NORTH SALT LAKE — Seven years ago, Utah regulators sniffed something awry with the volume of pollutants coming out of the stacks of a North Salt Lake medical waste incinerator.
Four years and a $2.3 million fine later, Stericycle agreed to move its burn operations to a remote location in Tooele County and away from its suburban neighbors at the Foxboro subdivision.
Stericycle continues to incinerate medical waste in North Salt Lake, and while it has obtained its state permits for the planned move, no paperwork is in the hands of Tooele County officials.
"We are continuing the process," said company spokeswoman Jennifer Koenig. "It's been moving at its own pace, but we continue to work on it."
The Utah Division of Air Quality agreed to waive half of the company's $2.3 million fine — the highest the division assessed in its regulatory history — in a complicated agreement that included the move to Tooele County away from neighborhoods.
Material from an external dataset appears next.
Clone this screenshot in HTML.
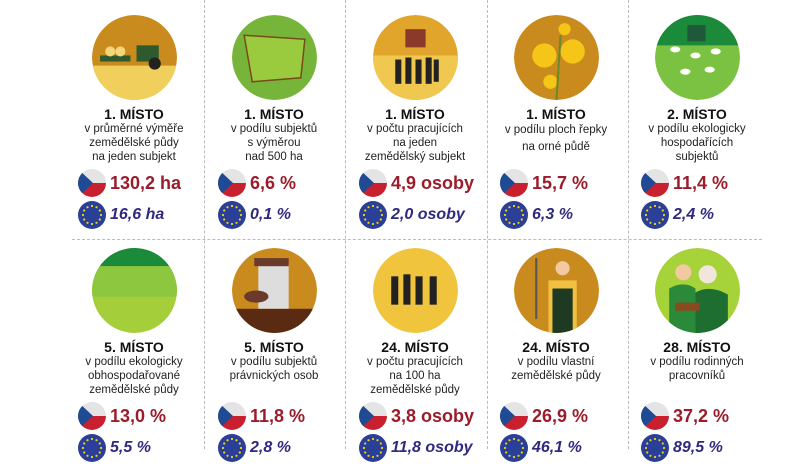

Stericycle incinerates medical waste that includes pathological streams, trace chemotherapy and nonhazardous pharmaceutical waste from clients such as hospitals and nursing homes.
Regulators first suspected irregularities in late 2011 and throughout 2012 during a series of three stack tests to determine the level and nature of pollutants released from the plant. Tests are supposed to be conducted at the maximum production or combustion rate and reflect normal, operational variances.
According to the division, the company first attempted to blame a flawed laboratory analysis for tests that were in violation of emission limits. After the division obtained additional information, it found that a Dec. 27-28, 2011, stack test exceeded levels for hazardous pollutants, as well as nitrogen oxides, or highly reactive gases.
Regulators also said they believed the company's logs were manipulated to show compliance with operating conditions.
Stericycle, which operates the West's lone medical waste incinerator, was already a target for neighbors who dislike living so close to the facility.
The violation generated more outcry, prompting public protests at the state Capitol, delivery of letters to Gov. Gary Herbert demanding the plant's shutdown and a march through North Salt Lake from critics joined by activist Erin Brockovich.
North Salt Lake City Manager Ken Leetham said he's in touch with Stericycle officials a couple times a year for updates on their move to Tooele County, and noted residents have been quiet about the plant's continued existence in their midst.
"To me it seems they are proceeding in a reasonable fashion. It is a slow process with very complex technology," he said.
Leetham said while the incineration component of Stericycle will ultimately move to Tooele County, the company has expressed interest in continuing its sorting operations in the North Salt Lake area.
He said about 20 percent to 30 percent of the waste the company receives in North Salt Lake is incinerated on site, while the rest is sorted and then distributed to other facilities across the country.
Koenig said the company is in the design phase for the new facility that will be located on a 40-acre parcel of land owned by the Utah School and Institutional Trust Lands Administration roughly 10 miles from the nearest home and 25 miles from Grantsville.
"There have not been many medical waste incinerators built in the last 10 to 20 years," she said. "It (the design) is very, very specialized and specific to that site."
Koenig said water supply is also factoring into the timing of the planned move.
The company has the option to drill an on-site well and pump groundwater, which would have to be treated because of its high salt content or tap into water several miles away, which Koenig said would require construction of a pipeline.
She added they may also obtain clean water from a third source and have it transported via truck and stored at the facility in a water tank.4 comments on this story
Stericycle successfully applied for water rights from the state and gained approval for a water distribution system for its own water distribution system for potable use.
Once the company has obtained all necessary permits and approval from the governor for the move, a three-year timeline deadline begins ticking for the move to become complete.
Bryce Bird, director of the Utah Division of Air Quality, said the company has not had any emission problems since it made improvements in operations, including adding an emergency generator that is large enough to power the facility.